- [WHAT IS NEEDED]
Reproduce the full listing that appears beneath this instruction exactly.

** start **

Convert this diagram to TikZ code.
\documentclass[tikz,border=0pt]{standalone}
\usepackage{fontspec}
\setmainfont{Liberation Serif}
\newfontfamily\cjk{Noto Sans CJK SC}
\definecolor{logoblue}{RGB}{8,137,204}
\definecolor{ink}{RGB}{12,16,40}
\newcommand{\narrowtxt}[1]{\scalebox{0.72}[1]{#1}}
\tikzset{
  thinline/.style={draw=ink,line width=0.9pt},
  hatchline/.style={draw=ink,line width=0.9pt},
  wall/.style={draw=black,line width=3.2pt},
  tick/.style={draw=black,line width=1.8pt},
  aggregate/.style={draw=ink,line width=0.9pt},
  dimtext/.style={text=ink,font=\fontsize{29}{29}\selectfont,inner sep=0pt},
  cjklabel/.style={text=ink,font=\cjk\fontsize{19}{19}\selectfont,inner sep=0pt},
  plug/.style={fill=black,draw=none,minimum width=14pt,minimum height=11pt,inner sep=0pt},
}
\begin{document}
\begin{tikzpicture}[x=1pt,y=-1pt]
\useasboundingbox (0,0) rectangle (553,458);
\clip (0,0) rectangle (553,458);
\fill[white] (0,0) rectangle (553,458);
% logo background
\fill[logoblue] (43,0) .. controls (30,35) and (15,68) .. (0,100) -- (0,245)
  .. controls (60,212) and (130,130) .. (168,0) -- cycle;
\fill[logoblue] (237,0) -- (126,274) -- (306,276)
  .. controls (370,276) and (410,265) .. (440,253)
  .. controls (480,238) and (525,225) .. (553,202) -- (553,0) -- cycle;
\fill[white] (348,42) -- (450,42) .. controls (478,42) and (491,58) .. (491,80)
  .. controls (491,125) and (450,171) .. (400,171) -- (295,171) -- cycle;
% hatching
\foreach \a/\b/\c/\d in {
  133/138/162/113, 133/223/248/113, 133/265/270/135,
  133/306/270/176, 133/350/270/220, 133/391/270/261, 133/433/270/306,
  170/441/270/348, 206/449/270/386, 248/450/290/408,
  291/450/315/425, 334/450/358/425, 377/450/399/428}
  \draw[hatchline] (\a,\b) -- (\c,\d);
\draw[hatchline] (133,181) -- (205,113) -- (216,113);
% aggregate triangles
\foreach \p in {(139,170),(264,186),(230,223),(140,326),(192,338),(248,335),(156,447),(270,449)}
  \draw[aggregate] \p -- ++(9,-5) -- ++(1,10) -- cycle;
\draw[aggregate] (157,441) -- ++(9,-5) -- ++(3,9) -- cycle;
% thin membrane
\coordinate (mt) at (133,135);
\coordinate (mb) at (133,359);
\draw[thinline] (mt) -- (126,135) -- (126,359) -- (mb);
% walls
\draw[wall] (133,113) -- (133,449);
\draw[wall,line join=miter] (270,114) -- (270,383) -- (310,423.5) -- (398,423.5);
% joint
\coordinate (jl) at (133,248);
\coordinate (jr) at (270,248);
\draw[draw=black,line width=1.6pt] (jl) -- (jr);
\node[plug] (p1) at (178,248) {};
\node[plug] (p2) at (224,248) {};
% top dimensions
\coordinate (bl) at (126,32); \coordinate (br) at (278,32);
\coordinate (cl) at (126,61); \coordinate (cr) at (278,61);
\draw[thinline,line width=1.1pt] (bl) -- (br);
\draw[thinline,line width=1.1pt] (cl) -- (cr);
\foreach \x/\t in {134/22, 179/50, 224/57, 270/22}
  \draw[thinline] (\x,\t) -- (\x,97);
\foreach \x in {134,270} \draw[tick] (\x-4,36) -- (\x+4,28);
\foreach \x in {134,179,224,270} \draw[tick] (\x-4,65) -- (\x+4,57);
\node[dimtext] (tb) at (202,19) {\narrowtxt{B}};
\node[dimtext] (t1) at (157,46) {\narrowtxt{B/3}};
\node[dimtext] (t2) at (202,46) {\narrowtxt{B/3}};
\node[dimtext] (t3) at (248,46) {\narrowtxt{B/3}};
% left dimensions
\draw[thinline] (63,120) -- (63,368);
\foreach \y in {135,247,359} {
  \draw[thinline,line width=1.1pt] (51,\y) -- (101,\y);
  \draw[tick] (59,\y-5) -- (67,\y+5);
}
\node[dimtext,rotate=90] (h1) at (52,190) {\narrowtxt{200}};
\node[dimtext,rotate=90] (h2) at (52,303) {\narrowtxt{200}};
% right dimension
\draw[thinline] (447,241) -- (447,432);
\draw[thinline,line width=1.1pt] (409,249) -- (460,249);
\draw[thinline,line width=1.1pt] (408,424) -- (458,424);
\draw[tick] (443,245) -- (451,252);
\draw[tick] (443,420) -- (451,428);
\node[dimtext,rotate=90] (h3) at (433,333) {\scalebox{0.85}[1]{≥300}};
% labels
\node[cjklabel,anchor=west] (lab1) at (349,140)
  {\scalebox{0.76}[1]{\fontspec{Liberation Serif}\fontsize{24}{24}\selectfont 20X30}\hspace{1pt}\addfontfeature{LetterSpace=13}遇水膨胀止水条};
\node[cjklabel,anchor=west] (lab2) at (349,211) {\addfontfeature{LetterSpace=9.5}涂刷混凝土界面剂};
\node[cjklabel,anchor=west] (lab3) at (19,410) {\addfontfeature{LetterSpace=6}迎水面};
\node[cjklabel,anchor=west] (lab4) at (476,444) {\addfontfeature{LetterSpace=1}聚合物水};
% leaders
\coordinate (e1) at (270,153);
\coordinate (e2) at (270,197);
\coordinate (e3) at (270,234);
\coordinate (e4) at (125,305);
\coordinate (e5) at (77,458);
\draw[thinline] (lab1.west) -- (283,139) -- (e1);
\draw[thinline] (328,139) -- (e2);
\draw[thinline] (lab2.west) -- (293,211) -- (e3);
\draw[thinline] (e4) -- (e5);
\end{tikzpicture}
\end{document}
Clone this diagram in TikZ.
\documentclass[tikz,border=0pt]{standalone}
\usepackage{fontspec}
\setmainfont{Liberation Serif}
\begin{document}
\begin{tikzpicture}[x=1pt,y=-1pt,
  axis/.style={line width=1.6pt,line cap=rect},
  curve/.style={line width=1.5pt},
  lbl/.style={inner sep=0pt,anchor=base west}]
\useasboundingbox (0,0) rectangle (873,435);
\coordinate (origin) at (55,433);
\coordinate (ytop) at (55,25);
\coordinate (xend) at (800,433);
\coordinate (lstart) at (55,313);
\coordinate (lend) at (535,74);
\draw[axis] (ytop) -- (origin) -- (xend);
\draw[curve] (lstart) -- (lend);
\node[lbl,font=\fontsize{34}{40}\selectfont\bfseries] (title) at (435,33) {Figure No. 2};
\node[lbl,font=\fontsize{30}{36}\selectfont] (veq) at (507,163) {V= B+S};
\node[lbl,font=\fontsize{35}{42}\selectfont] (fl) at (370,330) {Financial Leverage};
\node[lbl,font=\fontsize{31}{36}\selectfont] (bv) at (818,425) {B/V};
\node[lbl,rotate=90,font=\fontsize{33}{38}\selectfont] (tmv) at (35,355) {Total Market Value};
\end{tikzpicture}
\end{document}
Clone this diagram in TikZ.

** end **

- [RESULT FOR THIS TASK]
Convert this diagram to TikZ code.
\documentclass[tikz,border=0pt]{standalone}
\usepackage{fontspec}
\setmainfont{Liberation Serif}
\newfontfamily\cjk{Noto Sans CJK SC}
\definecolor{logoblue}{RGB}{8,137,204}
\definecolor{ink}{RGB}{12,16,40}
\newcommand{\narrowtxt}[1]{\scalebox{0.72}[1]{#1}}
\tikzset{
  thinline/.style={draw=ink,line width=0.9pt},
  hatchline/.style={draw=ink,line width=0.9pt},
  wall/.style={draw=black,line width=3.2pt},
  tick/.style={draw=black,line width=1.8pt},
  aggregate/.style={draw=ink,line width=0.9pt},
  dimtext/.style={text=ink,font=\fontsize{29}{29}\selectfont,inner sep=0pt},
  cjklabel/.style={text=ink,font=\cjk\fontsize{19}{19}\selectfont,inner sep=0pt},
  plug/.style={fill=black,draw=none,minimum width=14pt,minimum height=11pt,inner sep=0pt},
}
\begin{document}
\begin{tikzpicture}[x=1pt,y=-1pt]
\useasboundingbox (0,0) rectangle (553,458);
\clip (0,0) rectangle (553,458);
\fill[white] (0,0) rectangle (553,458);
% logo background
\fill[logoblue] (43,0) .. controls (30,35) and (15,68) .. (0,100) -- (0,245)
  .. controls (60,212) and (130,130) .. (168,0) -- cycle;
\fill[logoblue] (237,0) -- (126,274) -- (306,276)
  .. controls (370,276) and (410,265) .. (440,253)
  .. controls (480,238) and (525,225) .. (553,202) -- (553,0) -- cycle;
\fill[white] (348,42) -- (450,42) .. controls (478,42) and (491,58) .. (491,80)
  .. controls (491,125) and (450,171) .. (400,171) -- (295,171) -- cycle;
% hatching
\foreach \a/\b/\c/\d in {
  133/138/162/113, 133/223/248/113, 133/265/270/135,
  133/306/270/176, 133/350/270/220, 133/391/270/261, 133/433/270/306,
  170/441/270/348, 206/449/270/386, 248/450/290/408,
  291/450/315/425, 334/450/358/425, 377/450/399/428}
  \draw[hatchline] (\a,\b) -- (\c,\d);
\draw[hatchline] (133,181) -- (205,113) -- (216,113);
% aggregate triangles
\foreach \p in {(139,170),(264,186),(230,223),(140,326),(192,338),(248,335),(156,447),(270,449)}
  \draw[aggregate] \p -- ++(9,-5) -- ++(1,10) -- cycle;
\draw[aggregate] (157,441) -- ++(9,-5) -- ++(3,9) -- cycle;
% thin membrane
\coordinate (mt) at (133,135);
\coordinate (mb) at (133,359);
\draw[thinline] (mt) -- (126,135) -- (126,359) -- (mb);
% walls
\draw[wall] (133,113) -- (133,449);
\draw[wall,line join=miter] (270,114) -- (270,383) -- (310,423.5) -- (398,423.5);
% joint
\coordinate (jl) at (133,248);
\coordinate (jr) at (270,248);
\draw[draw=black,line width=1.6pt] (jl) -- (jr);
\node[plug] (p1) at (178,248) {};
\node[plug] (p2) at (224,248) {};
% top dimensions
\coordinate (bl) at (126,32); \coordinate (br) at (278,32);
\coordinate (cl) at (126,61); \coordinate (cr) at (278,61);
\draw[thinline,line width=1.1pt] (bl) -- (br);
\draw[thinline,line width=1.1pt] (cl) -- (cr);
\foreach \x/\t in {134/22, 179/50, 224/57, 270/22}
  \draw[thinline] (\x,\t) -- (\x,97);
\foreach \x in {134,270} \draw[tick] (\x-4,36) -- (\x+4,28);
\foreach \x in {134,179,224,270} \draw[tick] (\x-4,65) -- (\x+4,57);
\node[dimtext] (tb) at (202,19) {\narrowtxt{B}};
\node[dimtext] (t1) at (157,46) {\narrowtxt{B/3}};
\node[dimtext] (t2) at (202,46) {\narrowtxt{B/3}};
\node[dimtext] (t3) at (248,46) {\narrowtxt{B/3}};
% left dimensions
\draw[thinline] (63,120) -- (63,368);
\foreach \y in {135,247,359} {
  \draw[thinline,line width=1.1pt] (51,\y) -- (101,\y);
  \draw[tick] (59,\y-5) -- (67,\y+5);
}
\node[dimtext,rotate=90] (h1) at (52,190) {\narrowtxt{200}};
\node[dimtext,rotate=90] (h2) at (52,303) {\narrowtxt{200}};
% right dimension
\draw[thinline] (447,241) -- (447,432);
\draw[thinline,line width=1.1pt] (409,249) -- (460,249);
\draw[thinline,line width=1.1pt] (408,424) -- (458,424);
\draw[tick] (443,245) -- (451,252);
\draw[tick] (443,420) -- (451,428);
\node[dimtext,rotate=90] (h3) at (433,333) {\scalebox{0.85}[1]{≥300}};
% labels
\node[cjklabel,anchor=west] (lab1) at (349,140)
  {\scalebox{0.76}[1]{\fontspec{Liberation Serif}\fontsize{24}{24}\selectfont 20X30}\hspace{1pt}\addfontfeature{LetterSpace=13}遇水膨胀止水条};
\node[cjklabel,anchor=west] (lab2) at (349,211) {\addfontfeature{LetterSpace=9.5}涂刷混凝土界面剂};
\node[cjklabel,anchor=west] (lab3) at (19,410) {\addfontfeature{LetterSpace=6}迎水面};
\node[cjklabel,anchor=west] (lab4) at (476,444) {\addfontfeature{LetterSpace=1}聚合物水};
% leaders
\coordinate (e1) at (270,153);
\coordinate (e2) at (270,197);
\coordinate (e3) at (270,234);
\coordinate (e4) at (125,305);
\coordinate (e5) at (77,458);
\draw[thinline] (lab1.west) -- (283,139) -- (e1);
\draw[thinline] (328,139) -- (e2);
\draw[thinline] (lab2.west) -- (293,211) -- (e3);
\draw[thinline] (e4) -- (e5);
\end{tikzpicture}
\end{document}
Clone this diagram in TikZ.
\documentclass[tikz,border=0pt]{standalone}
\usepackage{fontspec}
\setmainfont{Liberation Serif}
\begin{document}
\begin{tikzpicture}[x=1pt,y=-1pt,
  axis/.style={line width=1.6pt,line cap=rect},
  curve/.style={line width=1.5pt},
  lbl/.style={inner sep=0pt,anchor=base west}]
\useasboundingbox (0,0) rectangle (873,435);
\coordinate (origin) at (55,433);
\coordinate (ytop) at (55,25);
\coordinate (xend) at (800,433);
\coordinate (lstart) at (55,313);
\coordinate (lend) at (535,74);
\draw[axis] (ytop) -- (origin) -- (xend);
\draw[curve] (lstart) -- (lend);
\node[lbl,font=\fontsize{34}{40}\selectfont\bfseries] (title) at (435,33) {Figure No. 2};
\node[lbl,font=\fontsize{30}{36}\selectfont] (veq) at (507,163) {V= B+S};
\node[lbl,font=\fontsize{35}{42}\selectfont] (fl) at (370,330) {Financial Leverage};
\node[lbl,font=\fontsize{31}{36}\selectfont] (bv) at (818,425) {B/V};
\node[lbl,rotate=90,font=\fontsize{33}{38}\selectfont] (tmv) at (35,355) {Total Market Value};
\end{tikzpicture}
\end{document}
Clone this diagram in TikZ.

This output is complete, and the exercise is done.